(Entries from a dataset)
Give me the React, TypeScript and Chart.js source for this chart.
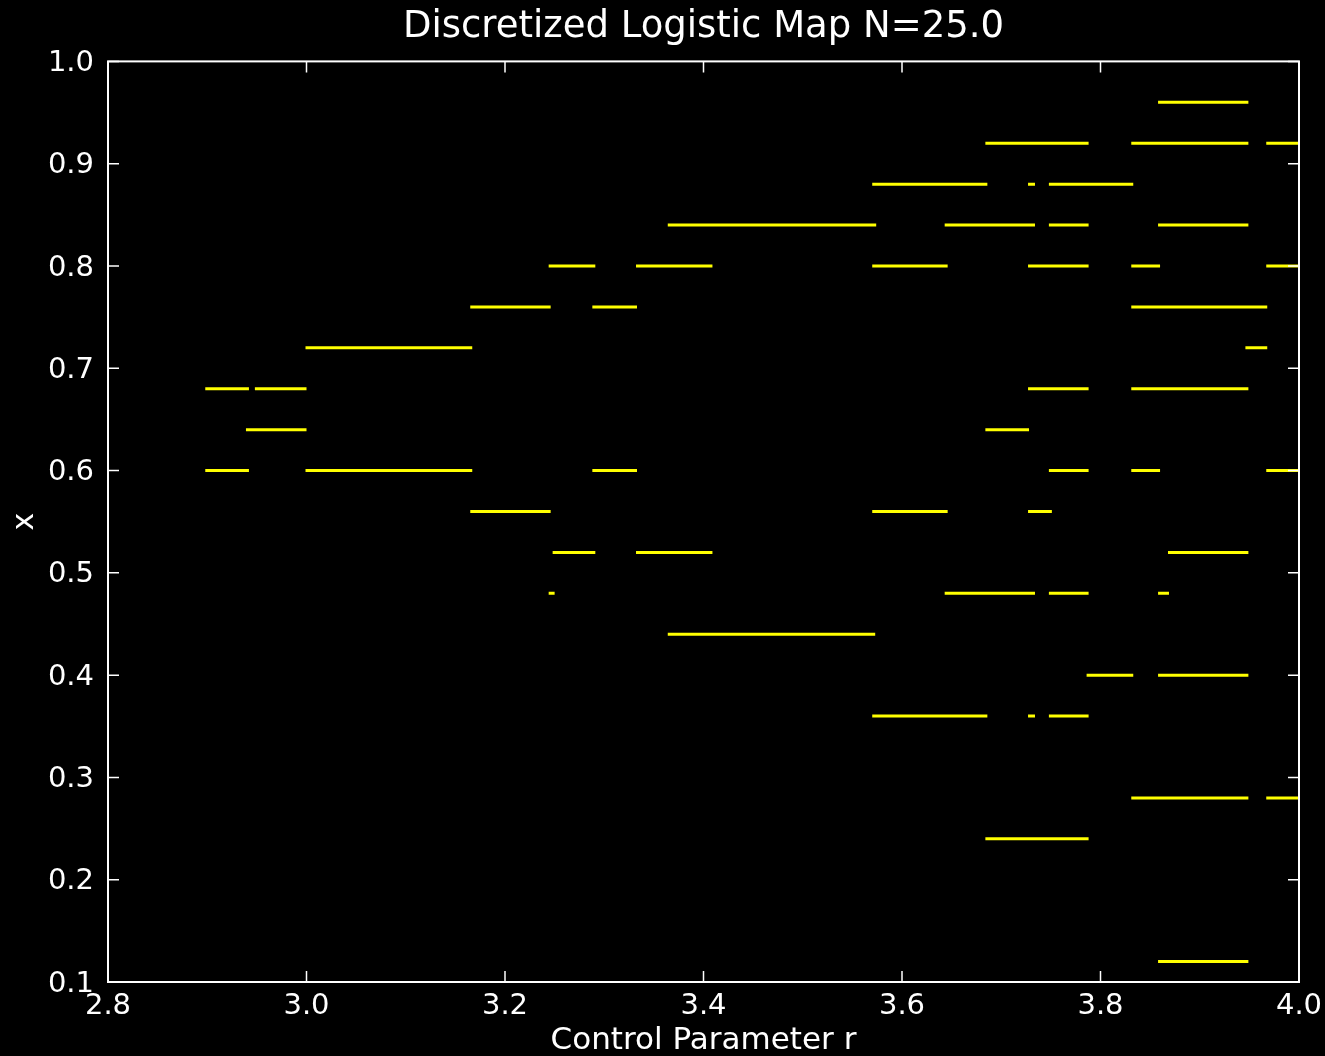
import { useEffect, useRef } from "react";
import { Chart, registerables } from "chart.js";

Chart.register(...registerables);

const chartTitle = "Discretized Logistic Map N=25.0";
const xAxisLabel = "Control Parameter r";
const yAxisLabel = "x";

// x levels (multiples of 1/25) that have plateaus
const levels = [0.96, 0.92, 0.88, 0.84, 0.8, 0.76, 0.72, 0.68, 0.64, 0.6, 0.56, 0.52, 0.48, 0.44, 0.4, 0.36, 0.28, 0.24, 0.12];

// r where each plateau starts, per level
const segStarts = [
  [3.858],
  [3.684, 3.831, 3.967],
  [3.57, 3.727, 3.748],
  [3.364, 3.643, 3.748, 3.858],
  [3.244, 3.332, 3.57, 3.727, 3.831, 3.967],
  [3.165, 3.288, 3.831],
  [2.999, 3.946],
  [2.898, 2.948, 3.727, 3.831],
  [2.939, 3.684],
  [2.898, 2.999, 3.288, 3.748, 3.831, 3.967],
  [3.165, 3.57, 3.727],
  [3.248, 3.332, 3.868],
  [3.244, 3.643, 3.748, 3.858],
  [3.364],
  [3.786, 3.858],
  [3.57, 3.727, 3.748],
  [3.831, 3.967],
  [3.684],
  [3.858],
];

// r where each plateau ends, per level
const segEnds = [
  [3.949],
  [3.788, 3.949, 4.0],
  [3.686, 3.734, 3.833],
  [3.574, 3.734, 3.788, 3.949],
  [3.291, 3.409, 3.646, 3.788, 3.86, 4.0],
  [3.246, 3.333, 3.968],
  [3.167, 3.968],
  [2.942, 3.0, 3.788, 3.949],
  [3.0, 3.728],
  [2.942, 3.167, 3.333, 3.788, 3.86, 4.0],
  [3.246, 3.646, 3.751],
  [3.291, 3.409, 3.949],
  [3.25, 3.734, 3.788, 3.869],
  [3.573],
  [3.833, 3.949],
  [3.686, 3.734, 3.788],
  [3.949, 4.0],
  [3.788],
  [3.949],
];

const xTicks = [2.8, 3.0, 3.2, 3.4, 3.6, 3.8, 4.0];
const yTicks = [0.1, 0.2, 0.3, 0.4, 0.5, 0.6, 0.7, 0.8, 0.9, 1.0];

const FONT = "'DejaVu Sans', sans-serif";
const TEXT = "#ffffff";

export default function App() {
  const ref = useRef<HTMLCanvasElement>(null);

  useEffect(() => {
    document.body.style.margin = "0";
    document.body.style.background = "#000000";
    if (!ref.current) return;

    const datasets: any[] = [];
    levels.forEach((lv, i) => {
      segStarts[i].forEach((s, j) => {
        datasets.push({
          data: [
            { x: s, y: lv },
            { x: segEnds[i][j], y: lv },
          ],
          borderColor: "#ffff00",
          borderWidth: 3,
          borderCapStyle: "butt",
          pointRadius: 0,
          pointHoverRadius: 0,
          fill: false,
          tension: 0,
        });
      });
    });

    const bgPlugin = {
      id: "bg",
      beforeDraw(chart: any) {
        const ctx = chart.ctx;
        ctx.save();
        ctx.fillStyle = "#000000";
        ctx.fillRect(0, 0, chart.width, chart.height);
        ctx.restore();
      },
    };

    const framePlugin = {
      id: "frame",
      afterDatasetsDraw(chart: any) {
        const { ctx, chartArea } = chart;
        const xs = chart.scales.x;
        const ys = chart.scales.y;
        const tl = 11;
        ctx.save();
        ctx.strokeStyle = "#ffffff";
        ctx.lineWidth = 1.5;
        ctx.beginPath();
        xTicks.forEach((v) => {
          const px = xs.getPixelForValue(v);
          ctx.moveTo(px, chartArea.bottom);
          ctx.lineTo(px, chartArea.bottom - tl);
          ctx.moveTo(px, chartArea.top);
          ctx.lineTo(px, chartArea.top + tl);
        });
        yTicks.forEach((v) => {
          const py = ys.getPixelForValue(v);
          ctx.moveTo(chartArea.left, py);
          ctx.lineTo(chartArea.left + tl, py);
          ctx.moveTo(chartArea.right, py);
          ctx.lineTo(chartArea.right - tl, py);
        });
        ctx.stroke();
        ctx.lineWidth = 2;
        ctx.strokeRect(
          chartArea.left,
          chartArea.top,
          chartArea.right - chartArea.left,
          chartArea.bottom - chartArea.top
        );
        ctx.restore();
      },
    };

    const chart = new Chart(ref.current, {
      type: "line",
      data: { datasets },
      options: {
        animation: false,
        responsive: false,
        maintainAspectRatio: false,
        devicePixelRatio: 1,
        layout: { padding: { left: 0, right: 26, top: 0, bottom: 0 } },
        plugins: {
          legend: { display: false },
          tooltip: { enabled: false },
          title: {
            display: true,
            fullSize: false,
            text: chartTitle,
            color: TEXT,
            font: { family: FONT, size: 37, weight: "normal", lineHeight: 1.2 },
            padding: { top: 5, bottom: 12 },
          },
        },
        scales: {
          x: {
            type: "linear",
            min: 2.8,
            max: 4.0,
            afterFit: (s: any) => {
              s.height = 74;
              s.paddingLeft = 0;
              s.paddingRight = 0;
            },
            grid: { display: false },
            border: { display: false },
            ticks: {
              stepSize: 0.2,
              padding: 2,
              color: TEXT,
              font: { family: FONT, size: 29, lineHeight: 1 },
              maxRotation: 0,
              autoSkip: false,
              callback: (v: any) => Number(v).toFixed(1),
            },
            title: {
              display: true,
              text: xAxisLabel,
              color: TEXT,
              font: { family: FONT, size: 31, lineHeight: 1 },
              padding: { top: 0, bottom: 0 },
            },
          },
          y: {
            type: "linear",
            min: 0.1,
            max: 1.0,
            afterFit: (s: any) => {
              s.width = 108;
              s.paddingTop = 0;
              s.paddingBottom = 0;
            },
            grid: { display: false },
            border: { display: false },
            ticks: {
              stepSize: 0.1,
              padding: 6,
              labelOffset: 2,
              color: TEXT,
              font: { family: FONT, size: 29 },
              autoSkip: false,
              callback: (v: any) => Number(v).toFixed(1),
            },
            title: {
              display: true,
              text: yAxisLabel,
              color: TEXT,
              font: { family: FONT, size: 30, lineHeight: 1 },
              padding: { top: 10, bottom: 0 },
            },
          },
        },
      } as any,
      plugins: [bgPlugin, framePlugin],
    });

    return () => chart.destroy();
  }, []);

  return (
    <canvas
      ref={ref}
      width={1325}
      height={1056}
      style={{ display: "block", width: "1325px", height: "1056px" }}
    />
  );
}
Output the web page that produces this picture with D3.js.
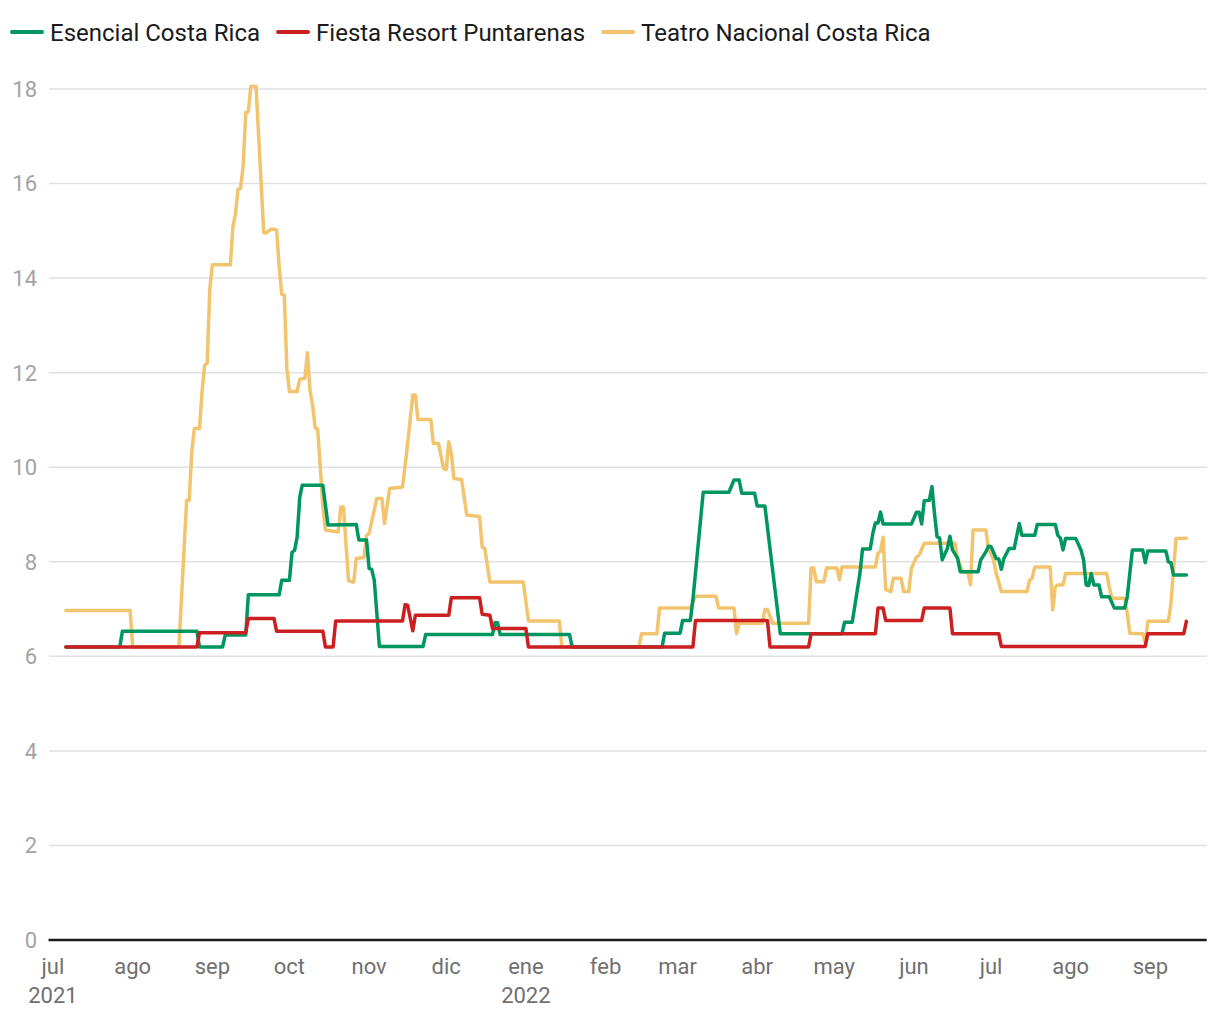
<!DOCTYPE html>
<html>
<head>
<meta charset="utf-8">
<script src="https://cdn.jsdelivr.net/npm/d3@7"></script>
<style>
  body { margin: 0; background: #fff; }
  svg { font-family: Roboto, "Noto Sans", sans-serif; }
</style>
</head>
<body>
<script>
var width = 1220, height = 1020;

// series names, colours as in the legend
var seriesNames = ["Esencial Costa Rica", "Fiesta Resort Puntarenas", "Teatro Nacional Costa Rica"];
var seriesColors = ["#00965f", "#cc1f1f", "#f2c46d"];

// data: [date, value] at every change
var esencial = [
 ["2021-07-06",6.2],["2021-07-27",6.2],["2021-07-28",6.53],["2021-08-26",6.53],["2021-08-27",6.2],
 ["2021-09-05",6.2],["2021-09-06",6.45],["2021-09-14",6.45],["2021-09-15",7.3],["2021-09-27",7.3],
 ["2021-09-28",7.61],["2021-10-01",7.61],["2021-10-02",8.2],["2021-10-03",8.24],["2021-10-04",8.52],
 ["2021-10-05",9.36],["2021-10-06",9.62],["2021-10-14",9.62],["2021-10-16",8.78],["2021-10-27",8.79],
 ["2021-10-28",8.46],["2021-10-31",8.46],["2021-11-01",7.86],["2021-11-02",7.84],["2021-11-03",7.61],
 ["2021-11-05",6.21],["2021-11-22",6.21],["2021-11-23",6.46],["2021-12-19",6.46],["2021-12-20",6.71],
 ["2021-12-21",6.71],["2021-12-22",6.46],["2022-01-18",6.46],["2022-01-19",6.2],["2022-02-23",6.2],
 ["2022-02-24",6.49],["2022-03-02",6.49],["2022-03-03",6.76],["2022-03-06",6.76],["2022-03-07",7.2],
 ["2022-03-11",9.47],["2022-03-21",9.47],["2022-03-23",9.73],["2022-03-25",9.73],["2022-03-26",9.45],
 ["2022-03-31",9.45],["2022-04-01",9.18],["2022-04-04",9.18],["2022-04-10",6.48],["2022-05-04",6.48],
 ["2022-05-05",6.72],["2022-05-08",6.72],["2022-05-11",7.76],["2022-05-12",8.27],["2022-05-15",8.27],
 ["2022-05-16",8.6],["2022-05-17",8.82],["2022-05-18",8.82],["2022-05-19",9.05],["2022-05-20",8.8],
 ["2022-05-31",8.8],["2022-06-02",9.05],["2022-06-03",9.05],["2022-06-04",8.8],["2022-06-05",9.29],
 ["2022-06-07",9.3],["2022-06-08",9.59],["2022-06-09",9.02],["2022-06-10",8.53],["2022-06-11",8.5],
 ["2022-06-12",8.04],["2022-06-14",8.28],["2022-06-15",8.54],["2022-06-16",8.25],["2022-06-18",8.07],
 ["2022-06-19",7.79],["2022-06-26",7.79],["2022-06-27",8.04],["2022-06-29",8.21],["2022-06-30",8.33],
 ["2022-07-01",8.32],["2022-07-03",8.07],["2022-07-04",8.06],["2022-07-05",7.84],["2022-07-06",8.07],
 ["2022-07-08",8.28],["2022-07-10",8.28],["2022-07-12",8.81],["2022-07-13",8.56],["2022-07-18",8.56],
 ["2022-07-19",8.79],["2022-07-26",8.79],["2022-07-27",8.56],["2022-07-28",8.5],["2022-07-29",8.25],
 ["2022-07-30",8.49],["2022-08-03",8.49],["2022-08-05",8.25],["2022-08-06",8.04],["2022-08-07",7.51],
 ["2022-08-08",7.5],["2022-08-09",7.75],["2022-08-10",7.51],["2022-08-12",7.51],["2022-08-13",7.26],
 ["2022-08-16",7.26],["2022-08-18",7.02],["2022-08-22",7.02],["2022-08-23",7.26],["2022-08-25",8.25],
 ["2022-08-29",8.25],["2022-08-30",7.98],["2022-08-31",8.23],["2022-09-07",8.23],["2022-09-08",8.0],
 ["2022-09-09",7.98],["2022-09-10",7.72],["2022-09-15",7.72]
];

var fiesta = [
 ["2021-07-06",6.2],["2021-08-26",6.2],["2021-08-27",6.5],["2021-09-14",6.5],["2021-09-15",6.8],
 ["2021-09-25",6.8],["2021-09-26",6.53],["2021-10-14",6.53],["2021-10-15",6.2],["2021-10-18",6.2],
 ["2021-10-19",6.75],["2021-11-14",6.75],["2021-11-15",7.09],["2021-11-16",7.08],["2021-11-18",6.54],
 ["2021-11-19",6.87],["2021-12-02",6.87],["2021-12-03",7.24],["2021-12-14",7.24],["2021-12-15",6.89],
 ["2021-12-18",6.87],["2021-12-19",6.59],["2022-01-01",6.59],["2022-01-02",6.2],["2022-03-07",6.2],
 ["2022-03-08",6.76],["2022-04-05",6.76],["2022-04-06",6.2],["2022-04-21",6.2],["2022-04-22",6.48],
 ["2022-05-17",6.48],["2022-05-18",7.02],["2022-05-20",7.02],["2022-05-21",6.76],["2022-06-04",6.76],
 ["2022-06-05",7.02],["2022-06-15",7.02],["2022-06-16",6.48],["2022-07-04",6.48],["2022-07-05",6.21],
 ["2022-08-30",6.21],["2022-08-31",6.48],["2022-09-14",6.48],["2022-09-15",6.74]
];

var teatro = [
 ["2021-07-06",6.97],["2021-07-31",6.97],["2021-08-01",6.2],["2021-08-19",6.2],["2021-08-22",9.3],
 ["2021-08-23",9.3],["2021-08-24",10.32],["2021-08-25",10.82],["2021-08-27",10.82],["2021-08-28",11.6],
 ["2021-08-29",12.16],["2021-08-30",12.2],["2021-08-31",13.76],["2021-09-01",14.28],["2021-09-08",14.28],
 ["2021-09-09",15.08],["2021-09-10",15.36],["2021-09-11",15.88],["2021-09-12",15.9],["2021-09-13",16.38],
 ["2021-09-14",17.5],["2021-09-15",17.52],["2021-09-16",18.06],["2021-09-18",18.06],["2021-09-21",14.96],
 ["2021-09-22",14.96],["2021-09-24",15.04],["2021-09-26",15.02],["2021-09-27",14.24],["2021-09-28",13.66],
 ["2021-09-29",13.64],["2021-09-30",12.08],["2021-10-01",11.6],["2021-10-04",11.6],["2021-10-05",11.86],
 ["2021-10-07",11.88],["2021-10-08",12.42],["2021-10-09",11.62],["2021-10-10",11.32],["2021-10-11",10.84],
 ["2021-10-12",10.8],["2021-10-13",10.0],["2021-10-14",9.16],["2021-10-15",8.67],["2021-10-20",8.63],
 ["2021-10-21",9.16],["2021-10-22",9.16],["2021-10-24",7.6],["2021-10-26",7.57],["2021-10-27",8.07],
 ["2021-10-30",8.09],["2021-10-31",8.56],["2021-11-01",8.6],["2021-11-04",9.34],["2021-11-06",9.34],
 ["2021-11-07",8.81],["2021-11-09",9.55],["2021-11-14",9.58],["2021-11-16",10.5],["2021-11-18",11.53],
 ["2021-11-19",11.53],["2021-11-20",11.01],["2021-11-25",11.01],["2021-11-26",10.5],["2021-11-28",10.5],
 ["2021-11-30",9.97],["2021-12-01",9.95],["2021-12-02",10.54],["2021-12-03",10.29],["2021-12-04",9.76],
 ["2021-12-07",9.74],["2021-12-09",8.99],["2021-12-14",8.96],["2021-12-15",8.31],["2021-12-16",8.28],
 ["2021-12-18",7.57],["2021-12-31",7.57],["2022-01-02",6.75],["2022-01-14",6.75],["2022-01-15",6.2],
 ["2022-02-14",6.2],["2022-02-15",6.48],["2022-02-21",6.48],["2022-02-22",7.02],["2022-03-06",7.02],
 ["2022-03-08",7.27],["2022-03-16",7.27],["2022-03-17",7.02],["2022-03-23",7.02],["2022-03-24",6.48],
 ["2022-03-25",6.7],["2022-04-03",6.7],["2022-04-04",6.99],["2022-04-05",6.99],["2022-04-07",6.7],
 ["2022-04-21",6.7],["2022-04-22",7.87],["2022-04-23",7.87],["2022-04-24",7.58],["2022-04-27",7.58],
 ["2022-04-28",7.87],["2022-05-02",7.87],["2022-05-03",7.62],["2022-05-04",7.89],["2022-05-17",7.89],
 ["2022-05-18",8.18],["2022-05-19",8.22],["2022-05-20",8.52],["2022-05-21",7.41],["2022-05-23",7.37],
 ["2022-05-24",7.65],["2022-05-27",7.65],["2022-05-28",7.37],["2022-05-30",7.37],["2022-05-31",7.86],
 ["2022-06-02",8.1],["2022-06-03",8.14],["2022-06-05",8.39],["2022-06-17",8.39],["2022-06-18",8.07],
 ["2022-06-20",7.78],["2022-06-22",7.78],["2022-06-23",7.51],["2022-06-24",8.67],["2022-06-29",8.67],
 ["2022-06-30",8.28],["2022-07-02",8.04],["2022-07-03",7.75],["2022-07-04",7.58],["2022-07-05",7.37],
 ["2022-07-15",7.37],["2022-07-16",7.61],["2022-07-17",7.65],["2022-07-18",7.89],["2022-07-24",7.89],
 ["2022-07-25",6.98],["2022-07-26",7.47],["2022-07-27",7.51],["2022-07-29",7.51],["2022-07-30",7.75],
 ["2022-08-15",7.75],["2022-08-16",7.47],["2022-08-17",7.23],["2022-08-22",7.23],["2022-08-23",6.91],
 ["2022-08-24",6.49],["2022-08-29",6.48],["2022-08-30",6.28],["2022-08-31",6.74],["2022-09-08",6.74],
 ["2022-09-09",7.12],["2022-09-10",7.82],["2022-09-11",8.49],["2022-09-15",8.5]
];

// axis labels
var monthLabels = ["ene","feb","mar","abr","may","jun","jul","ago","sep","oct","nov","dic"];
var yTicks = [0, 2, 4, 6, 8, 10, 12, 14, 16, 18];

var parse = d3.timeParse("%Y-%m-%d");
var seriesData = [esencial, fiesta, teatro].map(function(s, i) {
  return {
    name: seriesNames[i],
    color: seriesColors[i],
    values: s.map(function(d) { return {date: parse(d[0]), value: d[1]}; })
  };
});

var svg = d3.select('body').append('svg').attr('width', width).attr('height', height);

var x = d3.scaleTime()
  .domain([new Date(2021, 5, 29, 6), new Date(2022, 8, 22, 22)])
  .range([48.5, 1206.7]);
var y = d3.scaleLinear().domain([0, 18]).range([940, 89]);

// gridlines + y labels
var yAxis = svg.append('g').attr('class', 'y-axis');
yAxis.selectAll('line')
  .data(yTicks.filter(function(d) { return d > 0; }))
  .join('line')
  .attr('x1', 49).attr('x2', 1207)
  .attr('y1', function(d) { return y(d); })
  .attr('y2', function(d) { return y(d); })
  .attr('stroke', '#e1e1e1')
  .attr('stroke-width', 1.5);
yAxis.selectAll('text')
  .data(yTicks)
  .join('text')
  .attr('x', 37)
  .attr('y', function(d) { return y(d); })
  .attr('dy', '0.36em')
  .attr('text-anchor', 'end')
  .attr('fill', '#a3a3a3')
  .style('font-size', '22px')
  .text(function(d) { return d; });

// lines, drawn Teatro first so red sits on top
var line = d3.line()
  .x(function(d) { return x(d.date); })
  .y(function(d) { return y(d.value); });

svg.append('g')
  .selectAll('path')
  .data([seriesData[2], seriesData[0], seriesData[1]])
  .join('path')
  .attr('d', function(d) { return line(d.values); })
  .attr('fill', 'none')
  .attr('stroke', function(d) { return d.color; })
  .attr('stroke-width', 3.5)
  .attr('stroke-linejoin', 'round')
  .attr('stroke-linecap', 'round');

// x axis
svg.append('line')
  .attr('x1', 48.5).attr('x2', 1206.7)
  .attr('y1', 940).attr('y2', 940)
  .attr('stroke', '#1a1a1a')
  .attr('stroke-width', 2.5);

var months = x.ticks(d3.timeMonth.every(1));
var xAxis = svg.append('g').attr('class', 'x-axis');
xAxis.selectAll('text.month')
  .data(months)
  .join('text')
  .attr('class', 'month')
  .attr('x', function(d) { return x(d); })
  .attr('y', 974)
  .attr('text-anchor', 'middle')
  .attr('fill', '#707070')
  .style('font-size', '22px')
  .text(function(d) { return monthLabels[d.getMonth()]; });
xAxis.selectAll('text.year')
  .data(months.filter(function(d, i) { return i === 0 || d.getMonth() === 0; }))
  .join('text')
  .attr('class', 'year')
  .attr('x', function(d) { return x(d); })
  .attr('y', 1003)
  .attr('text-anchor', 'middle')
  .attr('fill', '#707070')
  .style('font-size', '22px')
  .text(function(d) { return d.getFullYear(); });

// legend
var legend = svg.append('g').attr('class', 'legend');
var lx = 12;
seriesData.forEach(function(s) {
  legend.append('line')
    .attr('x1', lx).attr('x2', lx + 30)
    .attr('y1', 32).attr('y2', 32)
    .attr('stroke', s.color)
    .attr('stroke-width', 4)
    .attr('stroke-linecap', 'round');
  var t = legend.append('text')
    .attr('x', lx + 38)
    .attr('y', 32)
    .attr('dy', '0.36em')
    .attr('fill', '#1a1a1a')
    .style('font-size', '24px')
    .text(s.name);
  lx += 38 + t.node().getComputedTextLength() + 18;
});
console.log('ready..');
</script>
</body>
</html>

Problem to work on
Gather each line that holds "this".

Expected answer
Give me the React, TypeScript and Chart.js source for this chart.
Output the web page that produces this picture with D3.js.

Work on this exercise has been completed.